What does that mean?

It means that within minutes of arriving at the spa, Joe and I could feel some knob in our bodies being dialed down. Little energy pings fired off, sparkly, at our edges and then became fainter and fainter--like moving away from a crackling, spitting fireplace...hearing it fade, crackle and spit. Fade. Fade. Shhhhh.

It means that the habit of anticipating that someone other than me might be hungry or might have to pee took a while to break. In fact, I shelved my own urge to pee (what, me-- have a need?) on the way to the spa until it was too late and we were on rte. 28 in New Jersey and I couldn’t even focus on the map and I had to hold my seatbelt away from my hot sloshy midsection before I realized what was happening and so Joe pulled over right there on the edge (like we do with the kids sometimes...an edge where the road’s bending to the left so oncoming traffic can’t see the right side of the van) and I peed.

And since it was 7 degrees outside it created quite an astonishing visual effect.

And I asked Joe if he was hungry--or might be hungry in the next hour or so--and reminded him that if he didn’t eat soon he might have to wait six hours before dinner because there might not be any snacks--at least twice in the car as we drove...before realizing on my VERY own (which was nice because Joe could have shown me through loud exasperated sighs) that he could make his eating decisions all by himself.

Adults only means that the spa designers could landscape their pool area (their "aqua-lounge") with sharp craggy rocks the jagged edges of which I’d catch myself staring at, cringing at visions of bloody scrapes and worse, before remembering that no children would ever be climbing onto them, or getting too close to them, or doing that thing where they just can’t HELP but run on the side of the pool because their bodies are shivery and cold and they can’t wait to either jump back into the warm water or get wrapped in a fluffy towel.

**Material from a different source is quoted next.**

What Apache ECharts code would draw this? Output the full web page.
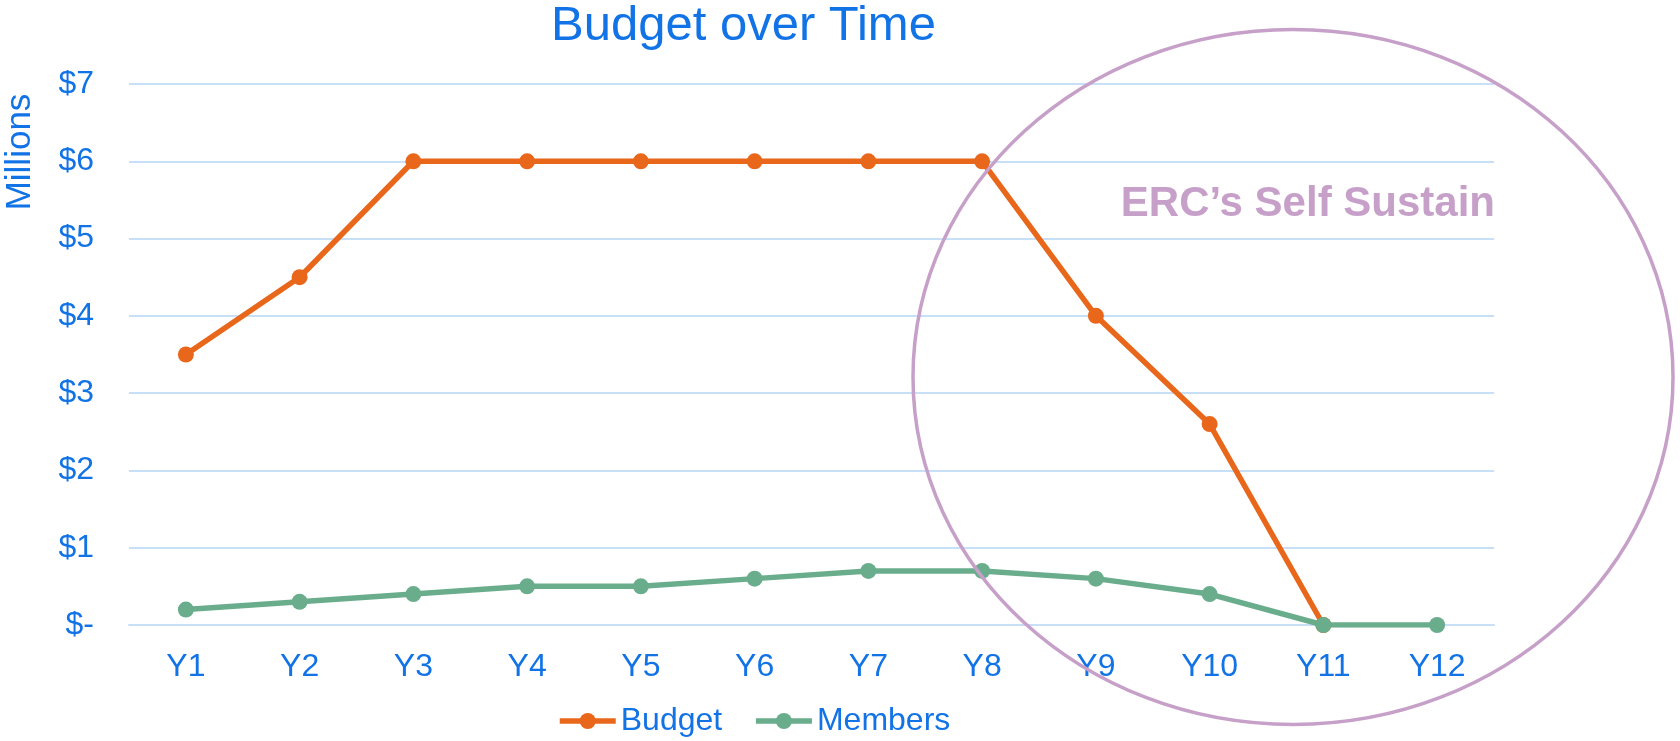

Adults only means they can leave the big wooden drumsticks out in the middle of the lobby next to the precariously balanced set of cauldron-sized crystal healing bowls (or that they could consider having crystal healing bowls) without worrying that someone might move one, walk off with one, or use one as a weapon to clock a little sister in the head.

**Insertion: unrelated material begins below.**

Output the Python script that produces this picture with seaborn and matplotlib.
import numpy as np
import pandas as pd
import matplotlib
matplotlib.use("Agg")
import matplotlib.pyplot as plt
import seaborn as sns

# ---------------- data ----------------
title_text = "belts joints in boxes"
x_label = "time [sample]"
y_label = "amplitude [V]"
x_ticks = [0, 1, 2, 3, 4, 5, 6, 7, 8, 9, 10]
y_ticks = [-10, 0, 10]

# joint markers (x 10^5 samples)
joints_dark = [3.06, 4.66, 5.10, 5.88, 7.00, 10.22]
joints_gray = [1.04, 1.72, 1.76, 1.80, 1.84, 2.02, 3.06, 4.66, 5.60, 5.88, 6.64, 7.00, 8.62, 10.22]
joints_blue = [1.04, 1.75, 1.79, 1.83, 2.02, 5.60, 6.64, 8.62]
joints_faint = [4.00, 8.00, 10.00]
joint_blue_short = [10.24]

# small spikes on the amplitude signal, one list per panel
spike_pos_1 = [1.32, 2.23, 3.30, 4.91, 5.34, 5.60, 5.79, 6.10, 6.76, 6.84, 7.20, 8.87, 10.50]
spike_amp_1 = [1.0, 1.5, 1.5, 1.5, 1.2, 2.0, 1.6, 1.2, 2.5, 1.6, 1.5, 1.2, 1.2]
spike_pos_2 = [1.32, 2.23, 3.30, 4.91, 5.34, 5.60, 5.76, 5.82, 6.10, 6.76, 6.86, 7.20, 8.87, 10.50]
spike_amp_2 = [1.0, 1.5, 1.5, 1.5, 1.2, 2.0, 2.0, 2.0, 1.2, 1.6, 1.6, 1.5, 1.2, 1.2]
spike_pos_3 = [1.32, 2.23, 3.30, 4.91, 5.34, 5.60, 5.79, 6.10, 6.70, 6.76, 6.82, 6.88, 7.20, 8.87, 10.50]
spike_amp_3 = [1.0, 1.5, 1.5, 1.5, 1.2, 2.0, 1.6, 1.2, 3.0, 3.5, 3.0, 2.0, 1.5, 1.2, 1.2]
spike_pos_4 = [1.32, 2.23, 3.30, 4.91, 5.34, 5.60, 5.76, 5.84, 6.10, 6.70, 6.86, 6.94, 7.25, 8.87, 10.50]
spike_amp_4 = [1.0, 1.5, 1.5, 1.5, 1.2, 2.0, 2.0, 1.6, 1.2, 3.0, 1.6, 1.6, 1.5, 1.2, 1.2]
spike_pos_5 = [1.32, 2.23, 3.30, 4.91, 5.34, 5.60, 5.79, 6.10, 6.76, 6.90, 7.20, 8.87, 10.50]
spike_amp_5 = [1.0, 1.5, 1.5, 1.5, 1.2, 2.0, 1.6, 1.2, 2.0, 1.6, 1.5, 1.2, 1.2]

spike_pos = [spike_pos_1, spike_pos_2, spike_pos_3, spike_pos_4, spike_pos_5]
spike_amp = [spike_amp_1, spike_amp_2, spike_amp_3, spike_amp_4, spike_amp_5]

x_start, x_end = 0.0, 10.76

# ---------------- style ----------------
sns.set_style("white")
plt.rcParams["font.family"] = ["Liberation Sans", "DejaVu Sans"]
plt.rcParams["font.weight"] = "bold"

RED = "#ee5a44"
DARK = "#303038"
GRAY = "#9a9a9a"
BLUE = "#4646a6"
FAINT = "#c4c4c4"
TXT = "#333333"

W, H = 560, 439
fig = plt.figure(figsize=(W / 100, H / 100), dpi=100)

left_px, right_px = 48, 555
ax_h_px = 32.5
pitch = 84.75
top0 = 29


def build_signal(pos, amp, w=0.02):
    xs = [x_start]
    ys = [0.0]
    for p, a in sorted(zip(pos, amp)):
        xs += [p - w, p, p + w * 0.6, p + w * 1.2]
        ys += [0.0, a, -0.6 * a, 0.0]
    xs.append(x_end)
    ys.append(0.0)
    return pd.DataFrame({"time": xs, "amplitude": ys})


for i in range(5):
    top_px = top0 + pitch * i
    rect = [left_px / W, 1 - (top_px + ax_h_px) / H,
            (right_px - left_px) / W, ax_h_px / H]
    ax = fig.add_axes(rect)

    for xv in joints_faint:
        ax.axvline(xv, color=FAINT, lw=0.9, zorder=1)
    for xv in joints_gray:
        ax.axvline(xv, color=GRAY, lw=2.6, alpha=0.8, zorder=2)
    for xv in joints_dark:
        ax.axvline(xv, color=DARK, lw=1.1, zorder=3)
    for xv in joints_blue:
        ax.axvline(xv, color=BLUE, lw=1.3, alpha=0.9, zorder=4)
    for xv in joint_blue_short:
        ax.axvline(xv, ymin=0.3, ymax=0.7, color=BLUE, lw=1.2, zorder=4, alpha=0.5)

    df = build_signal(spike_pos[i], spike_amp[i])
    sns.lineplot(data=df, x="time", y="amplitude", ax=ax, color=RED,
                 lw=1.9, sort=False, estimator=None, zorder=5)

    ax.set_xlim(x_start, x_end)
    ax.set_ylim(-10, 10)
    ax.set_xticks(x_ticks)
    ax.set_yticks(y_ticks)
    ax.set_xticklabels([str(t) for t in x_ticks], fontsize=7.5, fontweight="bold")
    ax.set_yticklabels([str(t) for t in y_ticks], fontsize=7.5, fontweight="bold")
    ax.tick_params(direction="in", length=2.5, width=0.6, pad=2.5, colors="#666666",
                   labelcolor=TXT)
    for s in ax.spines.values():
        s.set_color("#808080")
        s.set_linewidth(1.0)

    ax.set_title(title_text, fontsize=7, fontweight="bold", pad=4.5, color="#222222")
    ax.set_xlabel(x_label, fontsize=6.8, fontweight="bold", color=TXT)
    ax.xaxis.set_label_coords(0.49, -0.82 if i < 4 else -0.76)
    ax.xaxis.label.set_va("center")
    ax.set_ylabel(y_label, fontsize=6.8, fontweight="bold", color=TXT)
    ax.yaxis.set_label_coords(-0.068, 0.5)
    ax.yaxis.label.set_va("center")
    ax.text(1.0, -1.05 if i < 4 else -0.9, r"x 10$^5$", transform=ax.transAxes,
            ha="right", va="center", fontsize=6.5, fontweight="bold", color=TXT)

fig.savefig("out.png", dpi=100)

Adults only means that no one is asking me WHY anything. No one is asking me why I keep drinking hot water with lemon slices in it. I’m dying to tell someone why I’m doing it. I smile inside when I’m using the back of a spoon to mush the juice and loosen the pulp because I’m so pleased with myself for thinking of this... But no one’s asking, so I have to just hold all that good information inside.

Adults only means that I’ve become the quiet one and Joe’s Mr. Social. He’s so loose and relaxed that he’s making all sorts of friends--all the guys who work in the gym, the security guy, a mom from Rye and her daughter from DC who flew into Newark to get here and who does lots of yoga, our meditation teacher who misses Brooklyn--and I’m so loose and relaxed that I’m barely making eye contact with anyone, choosing instead to focus only on me, grateful to have lost the desire to edge into other conversations or to find common ground with anyone else. I’d avoided the mom from Rye and her daughter and slipped away contentedly when the meditation teacher ended the class with the chimes and some sighs.

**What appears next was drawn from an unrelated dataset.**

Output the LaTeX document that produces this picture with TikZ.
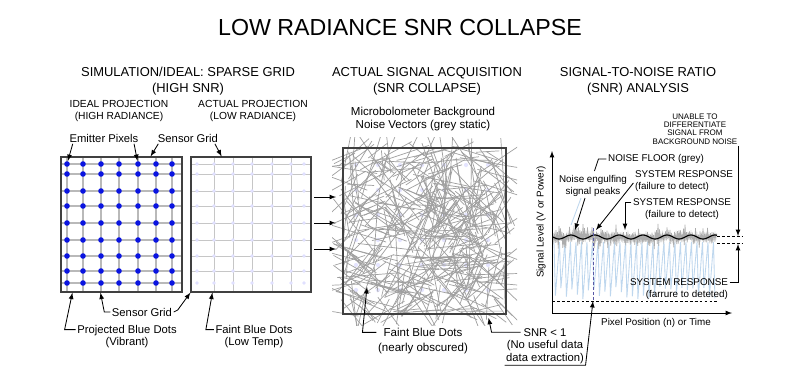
\documentclass[tikz,border=0pt]{standalone}
\usepackage{fontspec}
\setmainfont{Liberation Sans}
\usetikzlibrary{arrows}

\definecolor{dotblue}{RGB}{10,20,225}
\definecolor{sigblue}{RGB}{190,215,238}

\tikzset{
	ttl/.style={font=\fontsize{16.5}{19}\selectfont},
	hd/.style={font=\fontsize{9.2}{11.4}\selectfont, align=center},
	subhd/.style={font=\fontsize{7.3}{8.8}\selectfont, align=center},
	lbl/.style={font=\fontsize{8}{8.6}\selectfont, align=center, inner sep=1pt},
	plbl/.style={font=\fontsize{7}{8.2}\selectfont, inner sep=1pt},
	tinylbl/.style={font=\fontsize{5.7}{5.9}\selectfont, align=center, inner sep=1pt},
	panel/.style={draw=black!75, line width=0.8pt, inner sep=0pt},
	lead/.style={line width=0.6pt},
	emdot/.style={circle, fill=dotblue, inner sep=1.4pt},
	grid1/.style={gray!55, line width=0.9pt},
	grid2/.style={gray!45, line width=0.7pt},
	noise/.style={gray!75, line width=0.5pt},
	shortdash/.style={dash pattern=on 2pt off 1.5pt},
}

\begin{document}
\begin{tikzpicture}[x=0.025cm, y=-0.025cm, >=latex]
	\path [use as bounding box, fill=white] (0,0) rectangle (800,383);

	% headings
	\node [ttl] (title) at (400,28) {LOW RADIANCE SNR COLLAPSE};
	\node [hd] (hsim) at (188,81) {SIMULATION/IDEAL: SPARSE GRID\\(HIGH SNR)};
	\node [hd] (hact) at (427,81) {ACTUAL SIGNAL ACQUISITION\\(SNR COLLAPSE)};
	\node [hd] (hsnr) at (638,81) {SIGNAL-TO-NOISE RATIO\\(SNR) ANALYSIS};
	\node [subhd] (hideal) at (119,111) {IDEAL PROJECTION\\(HIGH RADIANCE)};
	\node [subhd] (hlow) at (253,111) {ACTUAL PROJECTION\\(LOW RADIANCE)};

	% left panel: sensor grid with emitter dots
	\foreach \gx in {67,83,101,119,138,156,172}
		\draw [grid1] (\gx,157) -- (\gx,292);
	\foreach \gy in {164,174,191,206,223,240,256,271,283}
		\draw [grid1] (61,\gy) -- (182,\gy);
	\foreach \gx [count=\i] in {67,83,101,119,138,156,172}
		\foreach \gy [count=\j] in {164,174,191,206,223,240,256,271,283}
			\node [emdot] (d\i-\j) at (\gx,\gy) {};
	\node [panel, minimum width=3.025cm, minimum height=3.375cm] (lbox) at (121.5,224.5) {};

	% second panel: same grid, faint dots
	\foreach \gx in {214,233,252,272,291}
		\draw [grid2] (\gx,157) -- (\gx,292);
	\foreach \gy in {164,174,191,206,223,240,256,271}
		\draw [grid2] (191,\gy) -- (311,\gy);
	\foreach \gx in {197,214,233,252,272,291,304}
		\foreach \gy in {164,174,191,206,223,240,256,271,283}
			\fill [blue!12] (\gx,\gy) circle [radius=1.3pt];
	\node [panel, minimum width=3cm, minimum height=3.375cm] (rbox) at (251,224.5) {};

	\foreach \ay [count=\i] in {197,223,249} {
		\coordinate (as\i) at (314,\ay);
		\coordinate (ae\i) at (336,\ay);
		\draw [->, lead] (as\i) -- (ae\i);
	}

	% middle panel: noise vectors over faint dots
	\foreach \gx in {356,378,400,422,444,466,488}
		\foreach \gy in {165,190,215,240,265,290}
			\fill [blue!10] (\gx,\gy) circle [radius=1.5pt];
	\pgfmathsetseed{42}
	\begin{scope}
		\clip (332,137) rectangle (517,325);
		\foreach \k in {1,...,420} {
			\pgfmathsetmacro{\ncx}{343+163*rnd}
			\pgfmathsetmacro{\ncy}{148+166*rnd}
			\pgfmathsetmacro{\nang}{180*rnd}
			\pgfmathsetmacro{\nlen}{10+24*rnd}
			\draw [noise] (\ncx,\ncy) ++(\nang:\nlen) -- ++(\nang+180:2*\nlen);
		}
	\end{scope}
	\node [panel, minimum width=4.075cm, minimum height=4.15cm] (mbox) at (424.5,231) {};

	% labels of the grids
	\node [lbl] (emit) at (104,138) {Emitter Pixels};
	\node [lbl] (sgtop) at (188,138) {Sensor Grid};
	\draw [->, lead] ([xshift=0.12cm]emit.south west) -- (d1-1);
	\draw [->, lead] ([xshift=-0.15cm]emit.south east) -- (d5-1);
	\draw [->, lead] ([xshift=0.05cm]sgtop.south west) -- ([xshift=-0.8cm]lbox.north east);
	\draw [->, lead] ([xshift=-0.12cm]sgtop.south east) -- ([xshift=0.78cm]rbox.north west);

	\node [lbl] (sgbot) at (142,312) {Sensor Grid};
	\node [lbl] (pbd) at (127,337) {Projected Blue Dots\\(Vibrant)};
	\node [lbl] (fbd) at (254,337) {Faint Blue Dots\\(Low Temp)};
	\draw [->, lead] (sgbot.west) -- ++(-6,0) -- ([xshift=1cm]lbox.south west);
	\draw [->, lead] (sgbot.east) -- ++(4,-2) -- (rbox.south west);
	\draw [->, lead] ([yshift=-0.14cm]pbd.north west) -- ++(-11,0) -- ([xshift=0.3cm]lbox.south west);
	\draw [->, lead] ([yshift=-0.14cm]fbd.north west) -- ++(-8,0) -- ([xshift=0.55cm]rbox.south west);

	\node [lbl, font=\fontsize{8.2}{9.2}\selectfont] (micro) at (423,119) {Microbolometer Background\\Noise Vectors (grey static)};
	\node [lbl, font=\fontsize{8.2}{10.2}\selectfont] (fbd2) at (423,341) {Faint Blue Dots\\(nearly obscured)};
	\coordinate (obsc) at (367,287);
	\draw [->, lead] ([yshift=-0.14cm]fbd2.north west) -- ++(-14,0) -- (obsc);

	% SNR plot
	\coordinate (org) at (552,313);
	\coordinate (ytop) at (552,151);
	\coordinate (xend) at (732,313);
	\coordinate (vtop) at (593,228);
	\coordinate (vfoot) at (593,301);
	% light blue signal spikes
	\draw [sigblue, line width=0.6pt] plot [domain=0:59, samples=60] ({554+5.5*floor(round(\x)/2)+1.4*mod(round(\x),2)}, {242+mod(round(\x),2)*(44+13*rnd)});
	\draw [gray!65, line width=0.5pt] plot [domain=0:218, samples=219] ({553+0.75*\x}, {237+(2*mod(round(\x),2)-1)*(2+13*rnd*rnd)});
	\draw [thick] plot [domain=553:717, samples=120, smooth] (\x, {237+2*sin(15*(\x-553))});
	\draw [shortdash, gray!70!blue, line width=0.5pt] (vtop) -- (vfoot);
	\draw [shortdash, lead] (552,301) -- (718,301);
	\draw [shortdash, lead] (717,236) -- (742,236);
	\draw [shortdash, lead] (717,243) -- (742,243);
	\draw [->, lead] (org) -- (ytop);
	\draw [->, lead] (org) -- (xend);

	\node [plbl, rotate=90] (ylab) at (541,222) {Signal Level (V or Power)};
	\node [plbl] (xlab) at (656,323) {Pixel Position (n) or Time};
	\node [plbl] (nfloor) at (656,159) {NOISE FLOOR (grey)};
	\node [plbl, align=center] (engulf) at (593,186) {Noise engulfing\\signal peaks};
	\node [plbl, align=left] (sr1) at (684,181) {SYSTEM RESPONSE\\(failure to detect)};
	\node [plbl, align=center] (sr2) at (682,209) {SYSTEM RESPONSE\\(failure to detect)};
	\node [plbl, align=right] (sr3) at (679,289) {SYSTEM RESPONSE\\(farrure to deteted)};
	\node [tinylbl] (unable) at (695,129) {UNABLE TO\\DIFFERENTIATE\\SIGNAL FROM\\BACKGROUND NOISE};
	\node [lbl, font=\fontsize{8}{8.9}\selectfont] (snr) at (545,346) {SNR < 1\\(No useful data\\data extraction)};

	\coordinate (pk1) at (575,230);
	\coordinate (pk2) at (596,230);
	\coordinate (pk3) at (625,230);
	\coordinate (nf1) at (738,236);
	\coordinate (nf2) at (738,244);
	\draw [lead] (nfloor.west) -- ++(-8,0) -- ++(-4,12);
	\draw [->, lead] ([xshift=-0.2cm]engulf.south) -- (pk1);
	\draw [sigblue, line width=0.6pt] ([xshift=-0.3cm]engulf.south) -- ++(-10,27);
	\draw [->, lead] ([yshift=-0.05cm]sr1.west) -- (pk2);
	\draw [->, lead] ([yshift=-0.14cm]sr2.north west) -| (pk3);
	\draw [->, lead] (unable.south east -| nf1) -- (nf1);
	\draw [->, lead] ([yshift=-0.14cm]sr3.north east) -| (nf2);
	\draw [->, lead] ([xshift=0.4cm, yshift=-0.14cm]snr.north west) -- ++(-29,0) -- ([xshift=-0.45cm, yshift=-0.08cm]mbox.south east);
	\draw [->, lead] (snr.south west) -- ++(81,0) -- (vfoot);
\end{tikzpicture}
\end{document}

Adults only means that when people are smiling at me it’s NOT because my children are doing something cute or looking especially gorgeous or are being especially awful. It could mean that they’re genuinely happy to see me but probably really means that part of the job description of everyone who works at this incredibly luxurious getaway is to be upbeat and curious and smiley.

Adults only means that the teensiest, quietest, smelliest little bit of gas can escape from my own body and I can’t innocently shrug it off as the generally mysterious foul-smelling aura expected from packs of children.

Adults only makes me realize how much I hide behind my kids.

Adults only allows me the space and energy to focus on the little things in life. Like on how I didn’t particularly love the exact tone Joe used to say goodbye to me at the end of one of our yoga sessions. I have a few seconds of feeling, umm, rejected? as I pad down the long corridor to our quiet hotel room. It’s a flashback to regular-relationship days when all of those tiny things mattered so much, a teensy seed of ‘hmmm what was that?’ buried under the stack of mattresses I used to sit on top of, alone. Teensy seeds that are hard to notice when you’ve got three little kids under the covers with you and one’s coughing so much she might throw up, and one’s worried about a kid at recess and can’t get to sleep, and one’s sleeping soundly but horizontally across everyone else.

Adults only means I’m Madonna and Child (and child and child) minus the Child (and the child and the child). Just some lady. Vulnerable to scrutiny, in a world where little things are amplified and I am only me. And the food is great, and the air is quiet, and the rocks at the pool are stunning, and the crystal bowls are beautiful, and the library beckons...

And I think I'm ready to go home.

2 comments:

mitzibel said...

Oh, Lady, I am so glad I found your corner of the BlogOSphere. I only wish we were closer so we could share a flask while our children push each other off the monkey bars.

Anonymous said...

I love what you did with the artwork here. Tee hee!